### DO THIS
Exactly the lines from the line holding "Reproduce this chart with matplotlib." to the line holding "plt.rcParams['font.family'] = ['Liberation", both lines included, are to be echoed; pictures are not.

Rows from a dataset of charts and code:
++++++++++

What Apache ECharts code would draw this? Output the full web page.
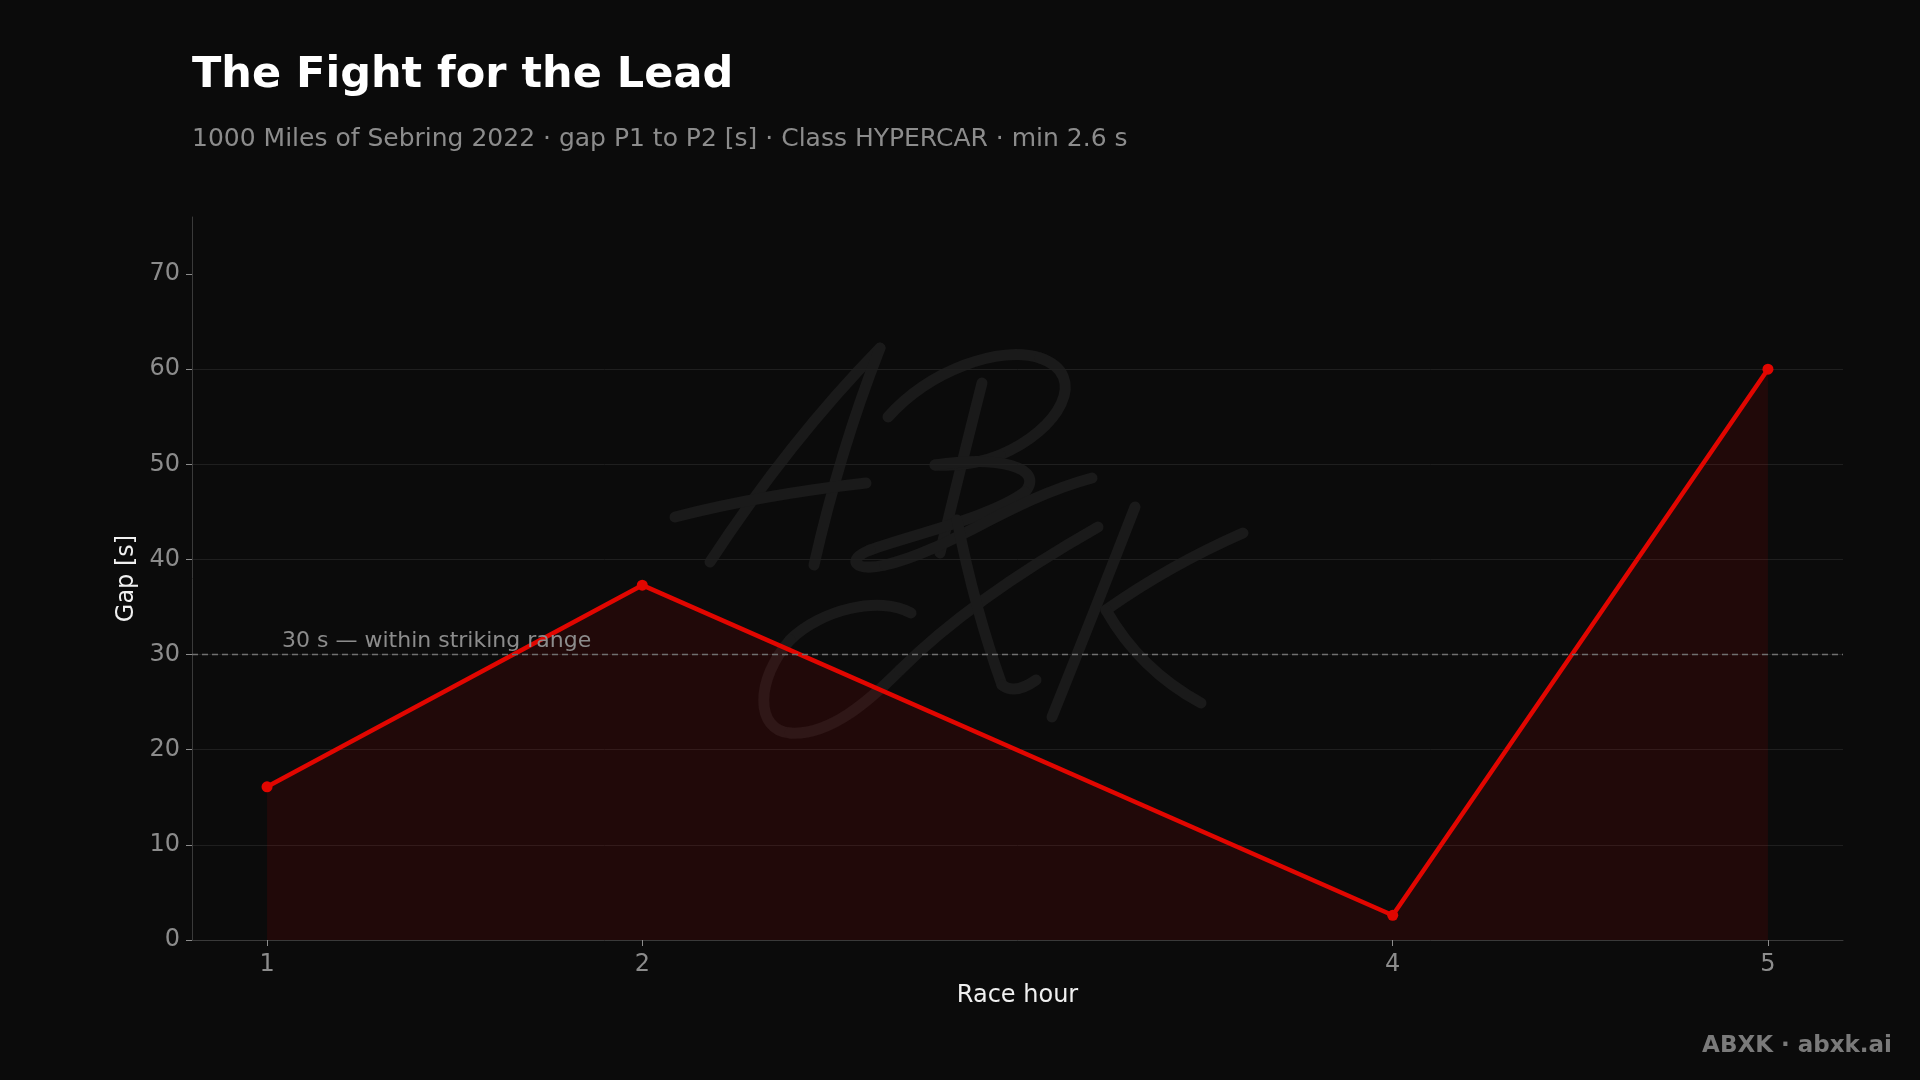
<!DOCTYPE html>
<html>
<head>
<meta charset="utf-8">
<script src="https://cdn.jsdelivr.net/npm/echarts@6/dist/echarts.min.js"></script>
<style>
  html, body { margin: 0; padding: 0; background: #0b0b0b; }
  #chart { width: 1920px; height: 1080px; }
</style>
</head>
<body>
<div id="chart"></div>
<script>
const titleText = 'The Fight for the Lead';
const subtitleText = '1000 Miles of Sebring 2022 · gap P1 to P2 [s] · Class HYPERCAR · min 2.6 s';
const raceHours = [1, 2, 4, 5];
const gapSeconds = [16.1, 37.3, 2.6, 60.0];
const yTicks = [0, 10, 20, 30, 40, 50, 60, 70];
const strikingRange = 30;
const strikingLabel = '30 s — within striking range';
const xName = 'Race hour';
const yName = 'Gap [s]';
const footer = 'ABXK · abxk.ai';

const FONT = 'DejaVu Sans';
const chart = echarts.init(document.getElementById('chart'), null, { renderer: 'canvas' });

// watermark strokes: [x1,y1, cpx1,cpy1, cpx2,cpy2, x2,y2] (cpx2/cpy2 null => quadratic)
const wmSegments = [
  [710,562, 790,440, null,null, 880,348],
  [880,348, 840,450, null,null, 814,565],
  [675,517, 760,495, null,null, 866,483],
  [982,383, 960,470, null,null, 940,553],
  [888,417, 930,370, 1000,345, 1040,358],
  [1040,358, 1090,375, 1060,430, 1000,455],
  [1000,455, 975,465, 950,466, 935,465],
  [935,465, 1000,455, 1045,468, 1025,492],
  [1025,492, 990,518, 910,535, 870,550],
  [870,550, 845,560, 855,572, 885,565],
  [885,565, 950,550, 1010,500, 1092,478],
  [911,613, 880,595, 820,610, 790,640],
  [790,640, 755,680, 755,730, 790,733],
  [790,733, 830,736, 870,700, 900,670],
  [900,670, 960,610, 1040,560, 1098,527],
  [957,520, 975,610, null,null, 1002,685],
  [1002,685, 1015,695, null,null, 1036,680],
  [1135,507, 1095,610, null,null, 1052,717],
  [1243,533, 1170,565, null,null, 1106,610],
  [1106,610, 1140,670, null,null, 1201,703]
];
const wmStyle = { stroke: '#1a1a1a', fill: null, lineWidth: 11, lineCap: 'round', lineJoin: 'round' };

const wmChildren = wmSegments.map(s => {
  const shape = { x1: s[0], y1: s[1], cpx1: s[2], cpy1: s[3], x2: s[6], y2: s[7] };
  if (s[4] !== null) { shape.cpx2 = s[4]; shape.cpy2 = s[5]; }
  return { type: 'bezierCurve', shape: shape, style: wmStyle, silent: true };
});

const option = {
  backgroundColor: '#0b0b0b',
  animation: false,
  textStyle: { fontFamily: FONT },
  title: [
    { text: titleText, left: 192, top: 54, padding: 0,
      textStyle: { color: '#ffffff', fontSize: 43, fontWeight: 'bold', fontFamily: FONT } },
    { text: subtitleText, left: 192, top: 127, padding: 0,
      textStyle: { color: '#8c8c8c', fontSize: 25, fontWeight: 'normal', fontFamily: FONT } }
  ],
  grid: { left: 192, right: 77, top: 217, bottom: 140, containLabel: false },
  xAxis: {
    type: 'value', min: 0.8, max: 5.2,
    name: xName, nameLocation: 'middle', nameGap: 44,
    nameTextStyle: { color: '#f0f0f0', fontSize: 24, fontFamily: FONT },
    axisLine: { show: true, lineStyle: { color: '#3a3a3a', width: 1 } },
    axisTick: { show: true, length: 6, customValues: raceHours, lineStyle: { color: '#8c8c8c' } },
    axisLabel: { customValues: raceHours, color: '#8c8c8c', fontSize: 24, margin: 13, fontFamily: FONT },
    splitLine: { show: false }
  },
  yAxis: {
    type: 'value', min: 0, max: 76, interval: 10,
    name: yName, nameLocation: 'middle', nameGap: 51, nameRotate: 90,
    nameTextStyle: { color: '#f0f0f0', fontSize: 24, fontFamily: FONT },
    axisLine: { show: true, lineStyle: { color: '#3a3a3a', width: 1 } },
    axisTick: { show: true, length: 6, customValues: yTicks, lineStyle: { color: '#8c8c8c' } },
    axisLabel: { customValues: yTicks, color: '#8c8c8c', fontSize: 24, margin: 12, fontFamily: FONT },
    splitLine: { show: true, showMaxLine: false, lineStyle: { color: '#1f1f1f', width: 1 } }
  },
  series: [{
    type: 'line',
    data: raceHours.map((h, i) => [h, gapSeconds[i]]),
    symbol: 'circle', symbolSize: 11, showSymbol: true,
    lineStyle: { color: '#e10600', width: 4.5 },
    itemStyle: { color: '#e10600' },
    areaStyle: { color: 'rgba(225,0,0,0.15)' },
    z: 3,
    markLine: {
      silent: true, symbol: 'none',
      lineStyle: { color: '#707070', type: [6, 4], width: 1.3 },
      label: { show: false },
      data: [{ yAxis: strikingRange }]
    },
    markPoint: {
      silent: true, symbol: 'circle', symbolSize: 0,
      data: [{ coord: [1.04, strikingRange] }],
      label: {
        show: true, formatter: strikingLabel, position: [0, -2],
        align: 'left', verticalAlign: 'bottom',
        color: '#8c8c8c', fontSize: 22, fontFamily: FONT
      }
    }
  }],
  graphic: [
    { type: 'group', z: 0, silent: true, children: wmChildren },
    {
      type: 'text', right: 28, top: 1035, z: 60,
      style: { text: footer, fill: '#7a7a7a', font: 'bold 23px "DejaVu Sans"' }
    }
  ]
};
chart.setOption(option);
</script>
</body>
</html>
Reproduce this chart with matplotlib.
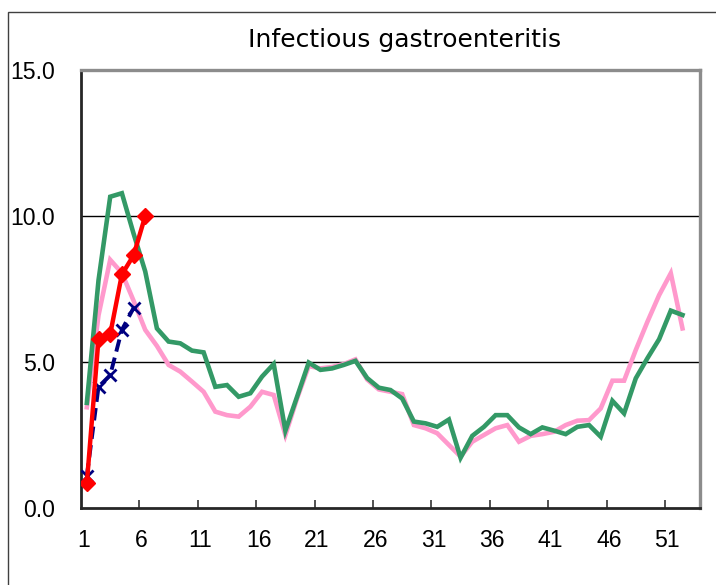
import matplotlib
matplotlib.use("Agg")
import matplotlib.pyplot as plt
from matplotlib.patches import Rectangle

plt.rcParams['font.family'] = ['Liberation Sans Narrow', 'Liberation Sans', 'DejaVu Sans']

title = "Infectious gastroenteritis"
weeks = list(range(1, 53))
pink = [3.45, 6.6, 8.5, 8.05, 7.1, 6.1, 5.55, 4.9, 4.67, 4.33, 3.98, 3.3, 3.18, 3.13,
        3.47, 3.98, 3.87, 2.5, 3.75, 4.86, 4.78, 4.83, 4.93, 5.09, 4.4, 4.06, 3.98,
        3.9, 2.84, 2.73, 2.56, 2.16, 1.76, 2.27, 2.5, 2.73, 2.84, 2.27, 2.47, 2.53,
        2.61, 2.84, 2.99, 3.01, 3.41, 4.36, 4.36, 5.41, 6.38, 7.29, 8.04, 6.15]
green = [3.6, 7.8, 10.66, 10.78, 9.4, 8.1, 6.15, 5.7, 5.64, 5.39, 5.33, 4.15, 4.21,
         3.81, 3.93, 4.5, 4.93, 2.65, 3.81, 4.98, 4.73, 4.78, 4.9, 5.04, 4.45, 4.12,
         4.04, 3.75, 2.96, 2.9, 2.78, 3.03, 1.72, 2.47, 2.78, 3.18, 3.18, 2.76, 2.53,
         2.76, 2.65, 2.53, 2.78, 2.84, 2.44, 3.67, 3.24, 4.44, 5.13, 5.78, 6.76, 6.61]
navy = [1.1, 4.15, 4.55, 6.1, 6.85]
red = [0.85, 5.8, 5.95, 8.0, 8.65, 10.0]
xtick_labels = [1, 6, 11, 16, 21, 26, 31, 36, 41, 46, 51]
yticks = [0, 5, 10, 15]

fig = plt.figure(figsize=(7.16, 5.85), dpi=100)
ax = fig.add_axes([81/716, 1-508/585, (700-81)/716, (508-70)/585])

# outer chart border (partially visible)
fig.patches.append(Rectangle((8/716, -0.1), 1.2, 1-12/585+0.1, transform=fig.transFigure,
                             fill=False, edgecolor='#404040', linewidth=1.0))

ax.plot(weeks, pink, color='#FF99CC', lw=3.3, zorder=3, solid_joinstyle='miter')
ax.plot(weeks, green, color='#339966', lw=3.3, zorder=4, solid_joinstyle='miter')
ax.plot(weeks[:len(navy)], navy, color='#000080', lw=2.8, ls=(0, (3.2, 1.6)),
        marker='x', markersize=8, markeredgewidth=2.0, zorder=5)
ax.plot(weeks[:len(red)], red, color='#FF0000', lw=3.2, marker='D', markersize=8.5,
        zorder=6)

ax.set_xlim(0.5, 53.5)
ax.set_ylim(0, 15)
for v in yticks[1:3]:
    ax.axhline(v, color='black', lw=1.0, zorder=1)

ax.set_yticks(yticks)
ax.set_yticklabels([f"{v:.1f}" for v in yticks])
ax.tick_params(axis='y', length=0, pad=19, labelsize=16.6)
ax.set_xticks([v - 0.3 for v in xtick_labels])
ax.set_xticklabels([str(v) for v in xtick_labels])
ax.set_xticks([v - 0.5 for v in xtick_labels[1:]], minor=True)
ax.tick_params(axis='x', which='major', length=0, pad=15, labelsize=16.6)
ax.tick_params(axis='x', which='minor', direction='in', length=6, width=1.2, color='#333333')

for s in ['left', 'bottom']:
    ax.spines[s].set_color('#262626')
    ax.spines[s].set_linewidth(2.0)
for s in ['top', 'right']:
    ax.spines[s].set_color('#8c8c8c')
    ax.spines[s].set_linewidth(2.4)

fig.text(405/716, 1-40/585, title, ha='center', va='center', fontsize=18,
         family='DejaVu Sans')

fig.savefig("out.png", dpi=100)
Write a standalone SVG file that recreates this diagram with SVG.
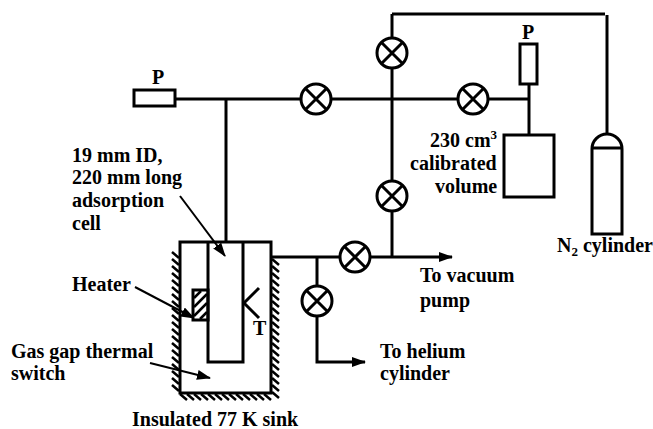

++++++++++

### SOLUTION FOR THIS TASK
Reproduce this chart with matplotlib.
import matplotlib
matplotlib.use("Agg")
import matplotlib.pyplot as plt
from matplotlib.patches import Rectangle

plt.rcParams['font.family'] = ['Liberation Sans Narrow', 'Liberation Sans', 'DejaVu Sans']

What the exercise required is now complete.